TASK STATEMENT
Transcribe the material verbatim in full; the pictures do not belong in the copy.

GIVEN DATA
──────────────────────────────
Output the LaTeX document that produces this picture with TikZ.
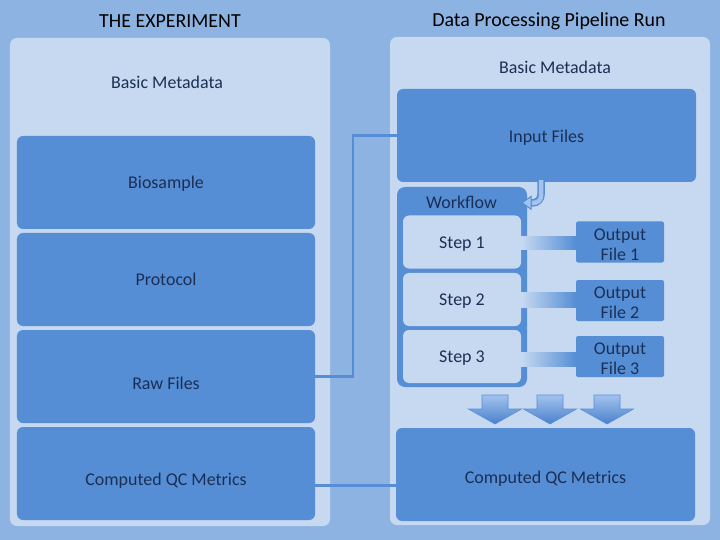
\documentclass[tikz,border=0pt]{standalone}
\usepackage{fontspec}
\setmainfont{Carlito}
\usetikzlibrary{calc}
\definecolor{bgc}{HTML}{8DB3E2}
\definecolor{panelc}{HTML}{C6D9F1}
\definecolor{boxc}{HTML}{558ED5}
\definecolor{txtc}{HTML}{1B2F55}
\definecolor{arrowlight}{HTML}{A3C3EE}
\definecolor{arrowdark}{HTML}{4A80CC}
\newcommand{\upstrut}{\rule{0pt}{16.5pt}}
\begin{document}
\begin{tikzpicture}[x=1bp,y=-1bp,
  panel/.style={fill=panelc, draw=none, rounded corners=7bp, inner sep=0pt},
  bigbox/.style={fill=boxc, draw=none, rounded corners=6bp, inner sep=0pt, text=txtc,
     font=\fontsize{18}{21}\selectfont, minimum width=298bp, minimum height=93bp,
     text height=13pt, text depth=0pt},
  stepbox/.style={fill=panelc, draw=none, rounded corners=6bp, inner sep=0pt, text=txtc,
     font=\fontsize{18}{21}\selectfont, minimum width=118bp, minimum height=53bp,
     text height=13pt, text depth=0pt},
  outbox/.style={fill=boxc, draw=none, rounded corners=2bp, inner sep=0pt, text=txtc, align=center,
     font=\fontsize{18}{20}\selectfont, minimum width=88bp, minimum height=41bp},
  lbl/.style={text=txtc, inner sep=0pt, font=\fontsize{18}{21}\selectfont},
  ttl/.style={text=black, inner sep=0pt, font=\fontsize{20}{24}\selectfont},
  conn/.style={draw=boxc, line width=2.2bp},
  lowered/.style={text height=#1, text depth=0pt}
]
% background
\fill[bgc] (0,0) rectangle (720,540);
\useasboundingbox (0,0) rectangle (720,540);

% panels
\node[panel, minimum width=320bp, minimum height=488bp] (lp) at (170,282) {};
\node[panel, minimum width=320bp, minimum height=488bp] (rp) at (550,281) {};

% titles
\node[ttl] (t1) at (170,21.5) {THE EXPERIMENT};
\node[ttl] (t2) at (549,21.5) {Data Processing Pipeline Run};

% left column
\node[lbl] (bm1) at (167,82) {Basic Metadata};
\node[bigbox] (bio) at (166,182.5) {Biosample};
\node[bigbox] (pro) at (166,279.5) {Protocol};
\node[bigbox, lowered=26pt] (raw) at (166,376.5) {Raw Files};
\node[bigbox, lowered=24pt] (qcl) at (166,473.5) {Computed QC Metrics};

% right column
\node[lbl] (bm2) at (555,67.5) {Basic Metadata};
\node[bigbox, minimum width=299bp, lowered=15pt] (inp) at (546.5,135.5) {Input Files};
\node[bigbox, minimum width=299bp, lowered=19pt] (qcr) at (545.5,474.5) {Computed QC Metrics};

% workflow
\node[fill=boxc, draw=none, rounded corners=8bp, inner sep=0pt,
      minimum width=130bp, minimum height=200bp] (wf) at (462,287) {};
\node[lbl] (wft) at (461.5,202) {Workflow};
\node[stepbox] (s1) at (462,242) {Step 1};
\node[stepbox] (s2) at (462,299.5) {Step 2};
\node[stepbox] (s3) at (462,356.5) {Step 3};

\node[outbox] (o1) at (620,242) {\upstrut Output\\File 1};
\node[outbox] (o2) at (620,300.5) {\upstrut Output\\File 2};
\node[outbox] (o3) at (620,356.5) {\upstrut Output\\File 3};

% gradient bars step -> output
\shade[left color=panelc, right color=boxc] ($(s1.east)+(0,-5)$) rectangle ($(o1.west)+(0,8)$);
\shade[left color=panelc, right color=boxc] ($(s2.east)+(0,-7)$) rectangle ($(o2.west)+(0,7)$);
\shade[left color=panelc, right color=boxc] ($(s3.east)+(0,-4)$) rectangle ($(o3.west)+(0,10)$);

% connectors between columns
\draw[conn] (raw.east) -- ++(38,0) |- (inp.west);
\draw[conn] ([yshift=-12bp]qcl.east) -- ([yshift=-12bp]qcl.east -| qcr.west);

% curved arrow from input files to workflow
\coordinate (ca) at ($(inp.south)+(-5.5,-1)$);
\coordinate (cb) at ($(wf.north east)+(4,16)$);
\draw[draw=boxc, line width=7.5bp, rounded corners=8bp] (ca) |- (cb);
\draw[draw=arrowlight, line width=4.5bp, rounded corners=7bp] ($(ca)+(0,-1)$) |- ($(cb)+(0.5,0)$);
\filldraw[fill=arrowlight, draw=boxc, line width=1bp, line join=miter]
   ($(cb)+(0,-6.5)$) -- ($(cb)+(-9,0)$) -- ($(cb)+(0,6.5)$) -- cycle;

% down block arrows into computed QC metrics
\foreach \cx in {495,550,607}{
  \shade[top color=arrowlight, bottom color=arrowdark, draw=boxc, line width=0.6bp]
    (\cx-13,395) -- (\cx+13,395) -- (\cx+13,409) -- (\cx+26.5,409) -- (\cx,424)
    -- (\cx-26.5,409) -- (\cx-13,409) -- cycle;
}
\end{tikzpicture}
\end{document}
──────────────────────────────
TASK RESPONSE
Output the LaTeX document that produces this picture with TikZ.
\documentclass[tikz,border=0pt]{standalone}
\usepackage{fontspec}
\setmainfont{Carlito}
\usetikzlibrary{calc}
\definecolor{bgc}{HTML}{8DB3E2}
\definecolor{panelc}{HTML}{C6D9F1}
\definecolor{boxc}{HTML}{558ED5}
\definecolor{txtc}{HTML}{1B2F55}
\definecolor{arrowlight}{HTML}{A3C3EE}
\definecolor{arrowdark}{HTML}{4A80CC}
\newcommand{\upstrut}{\rule{0pt}{16.5pt}}
\begin{document}
\begin{tikzpicture}[x=1bp,y=-1bp,
  panel/.style={fill=panelc, draw=none, rounded corners=7bp, inner sep=0pt},
  bigbox/.style={fill=boxc, draw=none, rounded corners=6bp, inner sep=0pt, text=txtc,
     font=\fontsize{18}{21}\selectfont, minimum width=298bp, minimum height=93bp,
     text height=13pt, text depth=0pt},
  stepbox/.style={fill=panelc, draw=none, rounded corners=6bp, inner sep=0pt, text=txtc,
     font=\fontsize{18}{21}\selectfont, minimum width=118bp, minimum height=53bp,
     text height=13pt, text depth=0pt},
  outbox/.style={fill=boxc, draw=none, rounded corners=2bp, inner sep=0pt, text=txtc, align=center,
     font=\fontsize{18}{20}\selectfont, minimum width=88bp, minimum height=41bp},
  lbl/.style={text=txtc, inner sep=0pt, font=\fontsize{18}{21}\selectfont},
  ttl/.style={text=black, inner sep=0pt, font=\fontsize{20}{24}\selectfont},
  conn/.style={draw=boxc, line width=2.2bp},
  lowered/.style={text height=#1, text depth=0pt}
]
% background
\fill[bgc] (0,0) rectangle (720,540);
\useasboundingbox (0,0) rectangle (720,540);

% panels
\node[panel, minimum width=320bp, minimum height=488bp] (lp) at (170,282) {};
\node[panel, minimum width=320bp, minimum height=488bp] (rp) at (550,281) {};

% titles
\node[ttl] (t1) at (170,21.5) {THE EXPERIMENT};
\node[ttl] (t2) at (549,21.5) {Data Processing Pipeline Run};

% left column
\node[lbl] (bm1) at (167,82) {Basic Metadata};
\node[bigbox] (bio) at (166,182.5) {Biosample};
\node[bigbox] (pro) at (166,279.5) {Protocol};
\node[bigbox, lowered=26pt] (raw) at (166,376.5) {Raw Files};
\node[bigbox, lowered=24pt] (qcl) at (166,473.5) {Computed QC Metrics};

% right column
\node[lbl] (bm2) at (555,67.5) {Basic Metadata};
\node[bigbox, minimum width=299bp, lowered=15pt] (inp) at (546.5,135.5) {Input Files};
\node[bigbox, minimum width=299bp, lowered=19pt] (qcr) at (545.5,474.5) {Computed QC Metrics};

% workflow
\node[fill=boxc, draw=none, rounded corners=8bp, inner sep=0pt,
      minimum width=130bp, minimum height=200bp] (wf) at (462,287) {};
\node[lbl] (wft) at (461.5,202) {Workflow};
\node[stepbox] (s1) at (462,242) {Step 1};
\node[stepbox] (s2) at (462,299.5) {Step 2};
\node[stepbox] (s3) at (462,356.5) {Step 3};

\node[outbox] (o1) at (620,242) {\upstrut Output\\File 1};
\node[outbox] (o2) at (620,300.5) {\upstrut Output\\File 2};
\node[outbox] (o3) at (620,356.5) {\upstrut Output\\File 3};

% gradient bars step -> output
\shade[left color=panelc, right color=boxc] ($(s1.east)+(0,-5)$) rectangle ($(o1.west)+(0,8)$);
\shade[left color=panelc, right color=boxc] ($(s2.east)+(0,-7)$) rectangle ($(o2.west)+(0,7)$);
\shade[left color=panelc, right color=boxc] ($(s3.east)+(0,-4)$) rectangle ($(o3.west)+(0,10)$);

% connectors between columns
\draw[conn] (raw.east) -- ++(38,0) |- (inp.west);
\draw[conn] ([yshift=-12bp]qcl.east) -- ([yshift=-12bp]qcl.east -| qcr.west);

% curved arrow from input files to workflow
\coordinate (ca) at ($(inp.south)+(-5.5,-1)$);
\coordinate (cb) at ($(wf.north east)+(4,16)$);
\draw[draw=boxc, line width=7.5bp, rounded corners=8bp] (ca) |- (cb);
\draw[draw=arrowlight, line width=4.5bp, rounded corners=7bp] ($(ca)+(0,-1)$) |- ($(cb)+(0.5,0)$);
\filldraw[fill=arrowlight, draw=boxc, line width=1bp, line join=miter]
   ($(cb)+(0,-6.5)$) -- ($(cb)+(-9,0)$) -- ($(cb)+(0,6.5)$) -- cycle;

% down block arrows into computed QC metrics
\foreach \cx in {495,550,607}{
  \shade[top color=arrowlight, bottom color=arrowdark, draw=boxc, line width=0.6bp]
    (\cx-13,395) -- (\cx+13,395) -- (\cx+13,409) -- (\cx+26.5,409) -- (\cx,424)
    -- (\cx-26.5,409) -- (\cx-13,409) -- cycle;
}
\end{tikzpicture}
\end{document}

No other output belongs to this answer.